Sermon Notes – August 5, 2018

Our Daily Bread – John 6:33

   In 1921 advertisements teased the people of Indianapolis that a “Wonder was coming on May 21.”   When May 21st arrived Wonder Bread, a new product from the Taggart Baking Company, appeared on store shelves in Indianapolis. When Taggart was purchased by Continental Baking in 1925 Wonder Bread went national. Perhaps you remember their slogan, “Wonder Builds Strong Bodies 12 Ways.”

   In our Gospel for today (John 6:22-35) Jesus teases His audience with comments about an entirely different type of wonder bread: “For the bread of God is He who comes down from heaven and gives life to the world.” (v. 33) The people in our text have followed Jesus after He fed thousands of them miraculously with five barley loaves of bread and two fish (John 6:1-14). That was a wonder! That was great! They thought Jesus was super special! “This is indeed the Prophet who is to come into the world!” (6:14) Jesus leaves because He knows they want to force Him to be a bread king. (6:15) He was not sent to be a bread king. He was sent to be the Bread of Life from heaven.

   Having located Jesus in the synagogue of Capernaum, He challenges them, “You are seeking me…because you ate your fill of the loaves. Do not labor for the food that perishes, but for the food that endures to eternal life, which the Son of Man will give to you.” (v. 27) They wanted more of His “feeding of the five thousand” wonder bread (like the Wonder Bread that builds strong bodies 12 ways). Jesus wants to give to them Himself, the Bread that endures to eternal life.

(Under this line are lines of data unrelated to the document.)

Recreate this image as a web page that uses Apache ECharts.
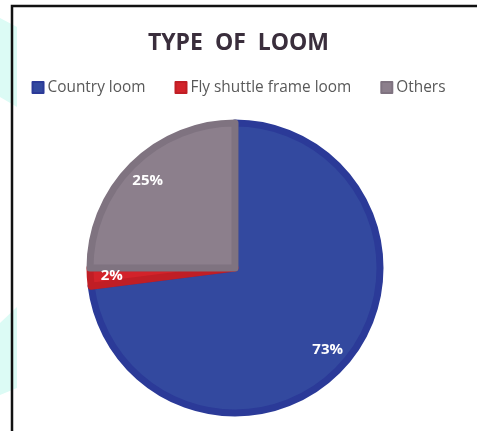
<!DOCTYPE html>
<html>
<head>
<meta charset="utf-8">
<script src="https://cdn.jsdelivr.net/npm/echarts@6/dist/echarts.min.js"></script>
<style>
  html, body { margin: 0; padding: 0; background: #ffffff; }
  #chart { width: 477px; height: 431px; }
</style>
</head>
<body>
<div id="chart"></div>
<script>
// Loom types and their shares (%)
const categories = ['Country loom', 'Fly shuttle frame loom', 'Others'];
const shares = [73, 2, 25];
const fillColors = ['#33499f', '#d2232a', '#8c7f8c'];
const edgeColors = ['#2b3a98', '#c01e25', '#7f7380'];

const chart = echarts.init(document.getElementById('chart'), null, { renderer: 'canvas' });

const pieData = categories.map((name, i) => ({
  name: name,
  value: shares[i],
  itemStyle: { color: fillColors[i], borderColor: edgeColors[i] }
}));

// Transparent ring used only to place the percentage labels further out
const labelData = categories.map((name, i) => ({ name: name, value: shares[i] }));

const FONT = '"Open Sans", "DejaVu Sans", sans-serif';

chart.setOption({
  animation: false,
  backgroundColor: '#ffffff',
  title: {
    text: 'TYPE  OF  LOOM',
    left: 'center',
    top: 27,
    textStyle: { fontFamily: FONT, fontSize: 23, fontWeight: 'bold', color: '#3a2e3c' }
  },
  legend: {
    data: categories,
    top: 75,
    left: 'center',
    itemWidth: 11,
    itemHeight: 11,
    itemGap: 29,
    icon: 'rect',
    textStyle: { fontFamily: FONT, fontSize: 15.4, color: '#595959', padding: [0, 0, 0, -1] }
  },
  graphic: [
    {
      type: 'polygon', z: -1, silent: true,
      shape: { points: [[0, 18], [17, 27], [17, 107], [0, 97]], smooth: 0 },
      style: { fill: '#dcfbf5' }
    },
    {
      type: 'polygon', z: -1, silent: true,
      shape: { points: [[0, 323], [17, 307], [17, 388], [0, 395]], smooth: 0 },
      style: { fill: '#dcfbf5' }
    },
    {
      type: 'rect', z: 100, silent: true,
      shape: { x: 12, y: 6, width: 500, height: 460 },
      style: { fill: 'none', stroke: '#111111', lineWidth: 2.5 }
    }
  ],
  series: [
    {
      type: 'pie',
      center: [235, 268],
      radius: [0, 145],
      startAngle: 90,
      clockwise: true,
      silent: true,
      itemStyle: { borderWidth: 7 },
      label: { show: false },
      labelLine: { show: false },
      data: pieData
    },
    {
      type: 'pie',
      center: [235, 268],
      radius: [100, 141],
      startAngle: 90,
      clockwise: true,
      silent: true,
      itemStyle: { color: 'rgba(0,0,0,0)', borderWidth: 0 },
      label: {
        show: true,
        position: 'inside',
        formatter: '{c}%',
        fontFamily: FONT,
        fontSize: 15,
        fontWeight: 'bold',
        color: '#ffffff'
      },
      labelLine: { show: false },
      data: labelData
    }
  ]
});
</script>
</body>
</html>
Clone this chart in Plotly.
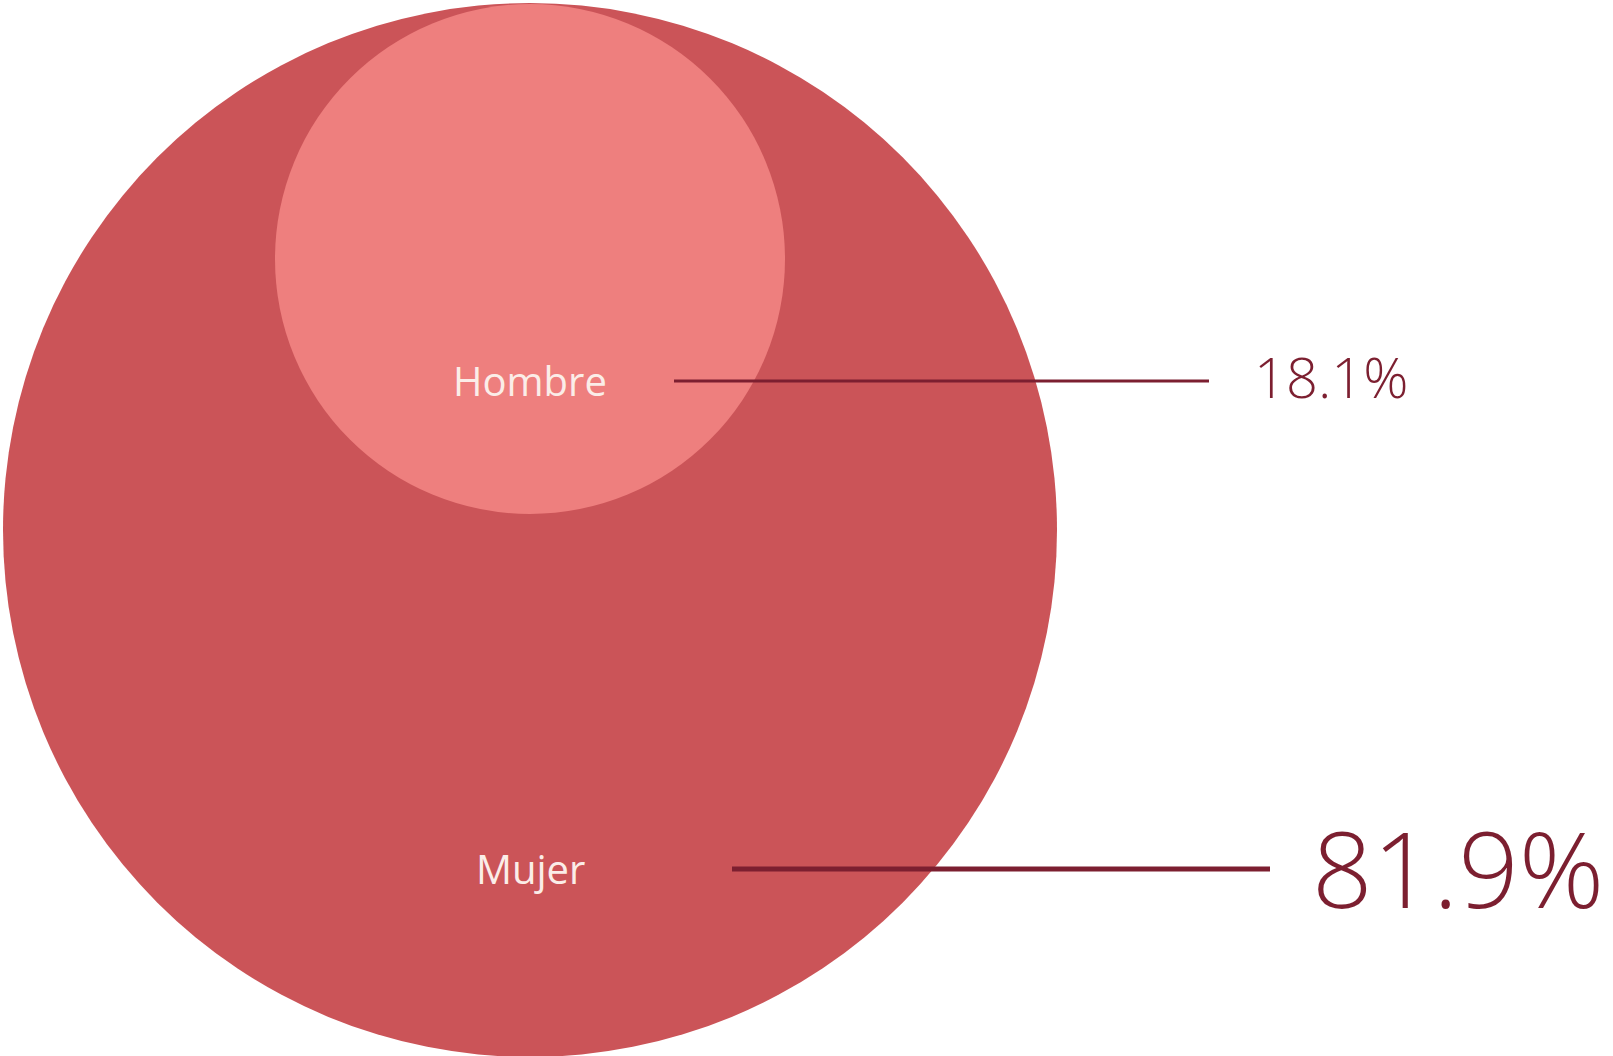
import plotly.graph_objects as go

# ---- data ----
categories = ["Hombre", "Mujer"]
values = [18.1, 81.9]

# ---- layout constants (page pixel coordinates) ----
W, H = 1613, 1056
big = dict(cx=530, cy=530, r=527)
small = dict(cx=530, cy=259, r=255)
label_y = {"Hombre": 380, "Mujer": 868}
line_x = {"Hombre": (674, 1209), "Mujer": (732, 1270)}
value_x = {"Hombre": 1252, "Mujer": 1310}
value_dy = {"Hombre": -4, "Mujer": -1}
value_size = {"Hombre": 56, "Mujer": 106}
line_w = {"Hombre": 3, "Mujer": 5}

c_big = "#CB5458"
c_small = "#EE7F7E"
c_dark = "#7C1F30"
c_label = "#FBEDE8"
FONT = "Open Sans"

fig = go.Figure()
fig.add_trace(go.Scatter(x=[0, W], y=[0, H], mode="markers", marker=dict(opacity=0), hoverinfo="skip", showlegend=False))

shapes = [
    dict(type="circle", xref="x", yref="y", layer="below",
         x0=big["cx"] - big["r"], x1=big["cx"] + big["r"], y0=big["cy"] - big["r"], y1=big["cy"] + big["r"],
         fillcolor=c_big, line=dict(width=0)),
    dict(type="circle", xref="x", yref="y", layer="below",
         x0=small["cx"] - small["r"], x1=small["cx"] + small["r"], y0=small["cy"] - small["r"], y1=small["cy"] + small["r"],
         fillcolor=c_small, line=dict(width=0)),
]
annotations = []
for cat, val in zip(categories, values):
    y = label_y[cat]
    x0, x1 = line_x[cat]
    shapes.append(dict(type="line", xref="x", yref="y", x0=x0, x1=x1, y0=y + 1, y1=y + 1,
                       line=dict(color=c_dark, width=line_w[cat])))
    annotations.append(dict(x=530, y=y, xref="x", yref="y", text=cat, showarrow=False,
                            xanchor="center", yanchor="middle",
                            font=dict(family=FONT, size=40, color=c_label)))
    annotations.append(dict(x=value_x[cat], y=y + value_dy[cat], xref="x", yref="y", text=f"{val:.1f}%", showarrow=False,
                            xanchor="left", yanchor="middle",
                            font=dict(family=FONT, size=value_size[cat], color=c_dark, weight=300)))

fig.update_layout(
    width=W, height=H, margin=dict(l=0, r=0, t=0, b=0),
    paper_bgcolor="white", plot_bgcolor="white",
    xaxis=dict(range=[0, W], visible=False, fixedrange=True),
    yaxis=dict(range=[H, 0], visible=False, fixedrange=True),
    shapes=shapes, annotations=annotations, showlegend=False,
)

fig.write_html("out.html", config={"displayModeBar": False, "staticPlot": True},
               post_script="document.body.style.margin='0';document.body.style.overflow='hidden';")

   It is not that Jesus discounts the importance of the first kind of bread—our daily nutrition is important. But, Jesus does want us to put our priorities straight. “Do not be anxious about your life, what you will eat or what you will drink, nor about your body, what you will put on…For the Gentiles seek after all these things, and your heavenly Father knows that you need them all. But seek first the kingdom of God and His righteousness, and all these things will be added to you.” (Mt. 6:25, 32-33) Jesus doesn’t want the temporal to interfere with the eternal or the physical to interfere with the spiritual.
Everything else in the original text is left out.